MS: As a start-up, the ACC still has a lot of unrealized potential. What resources are you seeking--and what resources have you already found?
MB: I'd say the steering committee itself is our most valuable resource. It includes faculty members from several different disciplines including science, arts, media, business, entrepreneurship and engineering. We also have community partners and directors from innovation programs and centres across the Atlantic provinces,
Our interdisciplinary approach to creativity is also a great strength. It highlights the breadth of activity that we can identify as "creative" and encourages connections between areas of expertise. As I noted earlier, creativity can drive all sorts of connections and idea generation. It is not limited to the arts.
We are in the process of establishing official status at UNB so that we can employ staff to carry out administrative duties and to manage the major initiative that the ACC organizes each year. There is great interest in the work we are doing, and I look forward to making more connections throughout the Atlantic region.

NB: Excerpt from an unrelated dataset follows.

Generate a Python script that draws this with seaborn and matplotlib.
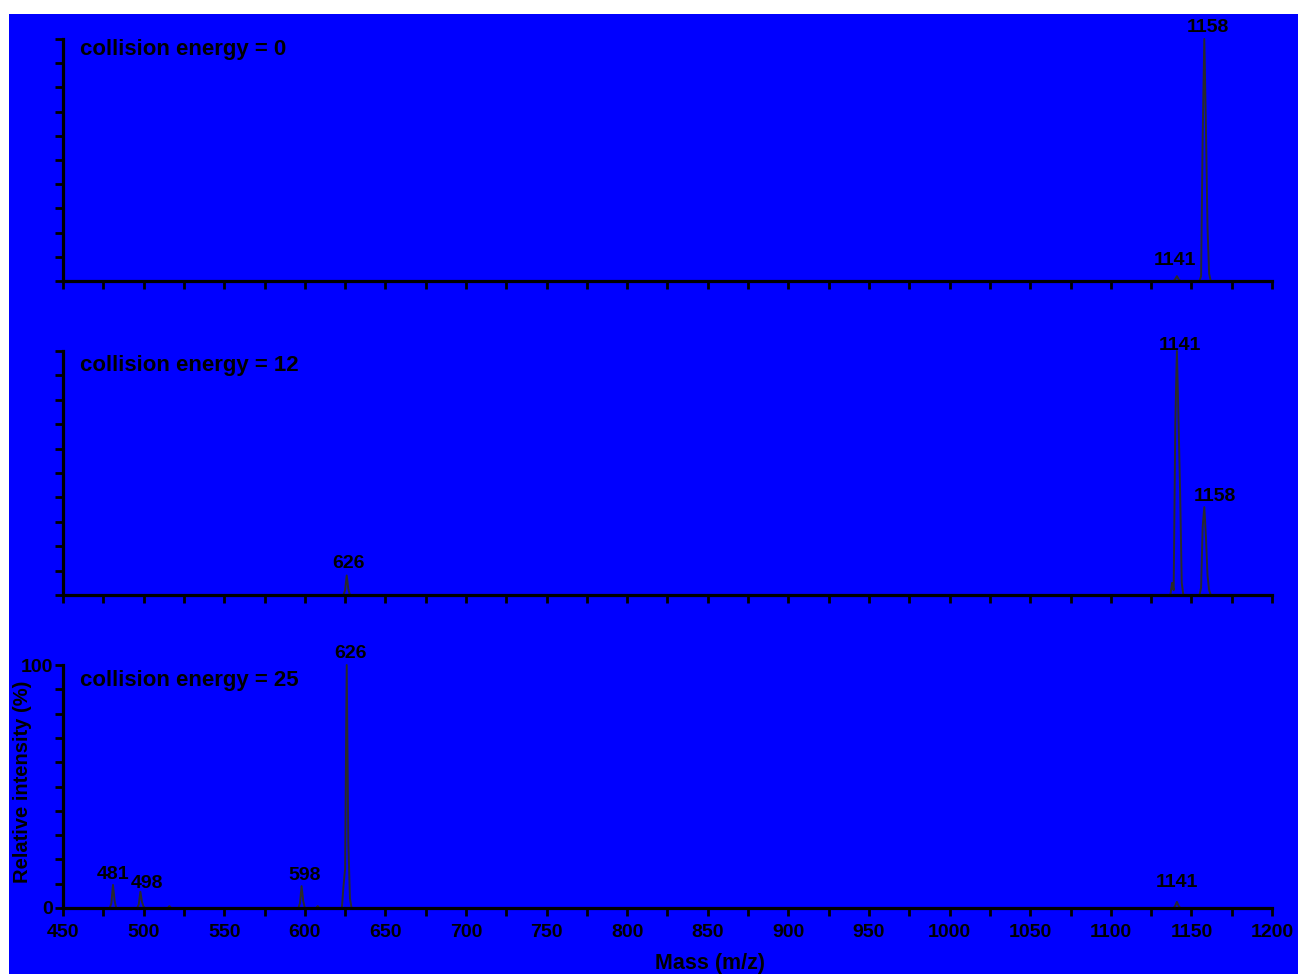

As the chair of the committee my long-term goals include:
helping to establish the Centre as an official part of a faculty and to encourage more collaboration and interdisciplinary programing in creativity across the University of New Brunswick.
making it more accessible to faculty members and students across the campus and to partners throughout the Atlantic region.
with administrational assistance, promoting more programing, offering additional professional development, raising more funding, and developing more partnerships. I believe that we are poised for the next steps in the ACC's development and as a leading collaborative force in creativity at UNB and in the Atlantic region.